With the right attitude, Walker adds, millennials might find themselves welcome indeed in the 21st-century workplace. “I’ve heard that employers are bending over backwards to accommodate the millennials,” she says, because they’re capable of “teaching the old dogs some new tricks.”
The Networking Necessity
Not only do millennial employees add something new to the workplace mix, they’re also driving new trends in how job seekers—across generations—find and land jobs. It’s networking with a digital twist.
Career Services staffers now advise clients to use social networking media, such as Facebook, LinkedIn, and Twitter to make career connections. These tools offer job seekers ways to track online discussions and news about companies and industries. By posting questions and comments, the prospective candidate can establish a presence—a “personal brand,” as Grace Boyle ’08, a network-savvy job hunter, puts it. The Public Relations major from Fairfield, Iowa, leveraged her fluency with social networking media to earn a position with a technology firm in Boulder, Colorado—her dream location for her first post-Champlain job (see “The Contact Person,”). In turn, employers are increasingly seeking candidates through social media—an argument, Sealey says, for crafting a professional online presence.
Job seekers who entered the workforce in a pre-Internet economy may be less comfortable with what Walker calls the “new tools in the hunt.” That’s why she and her colleagues recommend that alumni open a LinkedIn account first, a “safe route” for building a network of contacts. The College’s Alumni Relations team has set the process in motion by creating a Champlain College alumni group on LinkedIn, along with providing job-search tools and career-related content on the alumni page of the Career Services Web site.
Walker and her colleagues also champion internships as a way of getting a foot in the proverbial door. When that door could one day open into a desirable job, an unpaid internship can be invaluable. According to Career Services, older job seekers are also more receptive to internships in the current tight job market. This brings to light a startling situation for millennial job hunters: competition with older, more experienced applicants. Walker recalls a student who visited a job fair on campus and saw someone her grandmother’s age strolling the employer booths. “It was a real eye-opener,” she says. “Students saw men and women in suits, clearly professional people. It was really shocking to them.”
Career Comebacks
Without question, the stakes in finding employment are higher for job seekers with dependents. Lynn Banach ’08, a Business Management and Marketing major, remembers well the dread she felt after being laid off in February 2009 as an event coordinator with the sales and training firm where she had been working since shortly after graduation. As early as summer 2008, Banach, the single mother of a 10-year-old son and 13-year-old daughter, recalls feeling as though she could be a little choosy in her first post-graduation job search. It helped that she had retained a few clients from her 11-year period of self-employment as a house cleaner to get her through the transition. When the recession worsened in early 2009, she found herself more exposed. “I knew I had nothing to fall back on,” she says. “I didn’t have that cushion.”

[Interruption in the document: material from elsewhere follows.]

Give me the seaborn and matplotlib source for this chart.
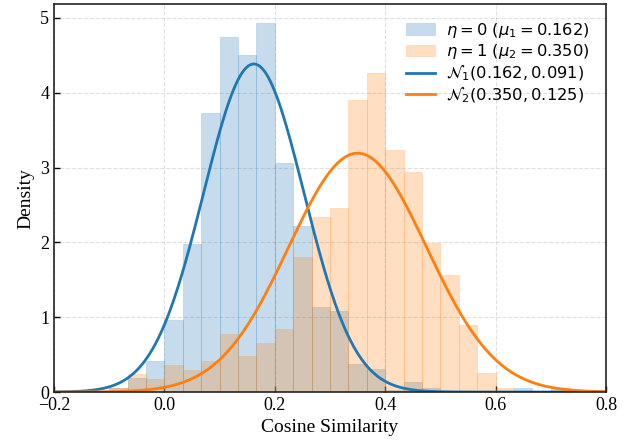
import numpy as np
import pandas as pd
import seaborn as sns
import matplotlib.pyplot as plt
from matplotlib.colors import to_rgba

plt.rcParams['font.family'] = 'Liberation Serif'

# bin edges k/30, k = -3 .. 22
bin_edges = np.arange(-3, 23) / 30
bin_centers = (bin_edges[:-1] + bin_edges[1:]) / 2

# density per bin
dens_eta0 = [0.06, 0.19, 0.42, 0.96, 1.98, 3.73, 4.74, 4.50, 4.93, 3.06,
             2.22, 1.14, 1.08, 0.37, 0.31, 0.03, 0.13, 0.05, 0.0, 0.0,
             0.0, 0.0, 0.05, 0.0, 0.05]
dens_eta1 = [0.06, 0.245, 0.18, 0.36, 0.30, 0.42, 0.78, 0.48, 0.66, 0.84,
             1.80, 2.34, 2.46, 3.90, 4.26, 3.24, 2.94, 1.99, 1.56, 0.90,
             0.25, 0.05, 0.0, 0.0, 0.0]

mu1, sd1 = 0.162, 0.091
mu2, sd2 = 0.350, 0.125

blue = '#1f77b4'
orange = '#ff7f0e'

df = pd.DataFrame({'center': bin_centers, 'eta0': dens_eta0, 'eta1': dens_eta1})

fig = plt.figure(figsize=(6.33, 4.41), dpi=100)
ax = fig.add_axes([0.0853, 0.111, 0.872, 0.879])

# bins passed as list: seaborn 0.13 chokes on an array here
sns.histplot(data=df, x='center', weights='eta0', bins=list(bin_edges), ax=ax,
             color=blue, alpha=0.25, edgecolor=to_rgba(blue, 0.2), linewidth=0.6,
             label=r'$\eta=0$ ($\mu_1=0.162$)')
sns.histplot(data=df, x='center', weights='eta1', bins=list(bin_edges), ax=ax,
             color=orange, alpha=0.25, edgecolor=to_rgba(orange, 0.2), linewidth=0.6,
             label=r'$\eta=1$ ($\mu_2=0.350$)')

xs = np.linspace(-0.2, 0.8, 600)
pdf1 = np.exp(-0.5 * ((xs - mu1) / sd1) ** 2) / (sd1 * np.sqrt(2 * np.pi))
pdf2 = np.exp(-0.5 * ((xs - mu2) / sd2) ** 2) / (sd2 * np.sqrt(2 * np.pi))
sns.lineplot(x=xs, y=pdf1, ax=ax, color=blue, linewidth=2,
             label=r'$\mathcal{N}_1(0.162, 0.091)$')
sns.lineplot(x=xs, y=pdf2, ax=ax, color=orange, linewidth=2,
             label=r'$\mathcal{N}_2(0.350, 0.125)$')

ax.set_xlim(-0.2, 0.8)
ax.set_ylim(0, 5.18)
ax.set_xticks([-0.2, 0.0, 0.2, 0.4, 0.6, 0.8])
ax.set_yticks([0, 1, 2, 3, 4, 5])
ax.grid(True, linestyle='--', color='#cccccc', alpha=0.6, linewidth=0.8)
ax.set_axisbelow(True)
ax.tick_params(direction='in', labelsize=13, length=4, width=1)
for s in ax.spines.values():
    s.set_linewidth(1.2)
    s.set_color('#222222')

ax.set_xlabel('Cosine Similarity', fontsize=14)
ax.set_ylabel('Density', fontsize=14)

handles, labels = ax.get_legend_handles_labels()
order = [r'$\eta=0$ ($\mu_1=0.162$)', r'$\eta=1$ ($\mu_2=0.350$)',
         r'$\mathcal{N}_1(0.162, 0.091)$', r'$\mathcal{N}_2(0.350, 0.125)$']
hmap = dict(zip(labels, handles))
ax.legend([hmap[l] for l in order], order, loc='upper right', frameon=False,
          prop={'family': 'DejaVu Sans', 'size': 11.7},
          labelspacing=0.15, handlelength=1.8, handletextpad=0.7,
          borderaxespad=0.6)

fig.savefig('out.png', dpi=100)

The day after she lost her job, she called Pat Boera in Career Services, and the two set about reworking Banach’s resume from scratch. Banach then dived headlong into her job search, hitting every relevant job fair, attending career workshops, posting her resume on www.jobsinvt.com and other employment search engines, and letting people in her social circle know that she was looking for work. “A lot of putting-on-the-business-suit-and- carrying-the-briefcase scenario and a lot of networking” is how Banach recalls that period. Four months later, she was back in business: in a position as a project intake coordinator with the Vermont Energy Investment Corp.
What makes Banach’s story exemplary in these tense times for job hunters is how she focused her search. “I was very aware of what I wanted as an outcome,” she says. For one thing, she knew she was looking for a career, not just a job—“not just a building block, but a foundation,” as she puts it. “To me, a career meant something that I could see myself doing long-term,” she says, “and learning, having opportunities within the company as well as outside the company to move forward.”
Geography was another important consideration. “I wanted to make sure that, wherever I landed, I didn’t have to drive an hour each way,” she says. “Family priority was just as high on my list.”
In the end, Banach’s patience paid off (see “Tips for a Sane, Successful Job Search,”). She admits, however, that there were dark days on her quest. “Sometimes it seems bleak because you’re seeing all these not-so-wonderful options out there, and you’re wondering if you’re going to have settle for less than what you’re worth,” she says, adding that depression kicked in for her at around months two and three. But she managed to stay focused on the goal ahead. Even on a day when she didn’t get the job for which she had applied, she remembers asking the Human Resources staffer what she might have done differently to have improved her employability. “I thought of that a lot when I was applying for various positions,” she says.
A Touchstone in Tough Times
Banach credits Career Services with helping her with the nuts and bolts of her job search but also for “a sense of comfort” in this trying time—“crucial,” she adds, “to the person who feels very anxious about their situation. They handled it very professionally and very sensitively. They were always available. They made time for me even when they were on a tight schedule.”
This level of support has always been central to Career Services, but Nixon acknowledges “an elevated sense of tension and anxiety” among her clients. The upside, Walker adds, is that people in desperate straits may be more open to suggestions and self-assessment. This matches her vision of her work as a career advisor. “We’re really solution finders,” she says, “being creative and helping clients find creative ways to get in.”
Boera echoes her colleagues’ sentiments when she describes the satisfaction she derives from providing people with resources that they might otherwise not have discovered, giving them hope. As Boyle’s and Banach’s experiences illustrate, Champlain College graduates are navigating the job market with the right tools—and attitudes—for the scarce openings.
In fact, success stories are not rare at Career Services, not even in these troubled times. “We continue to put people out who are attractive in the marketplace,” Finney says. “If there’s a report card on Champlain, that’s it.”
Such recognition of the department’s work is not rare among job seekers either, a consolation in tough times. “People are saying thank you more often,” Walker says.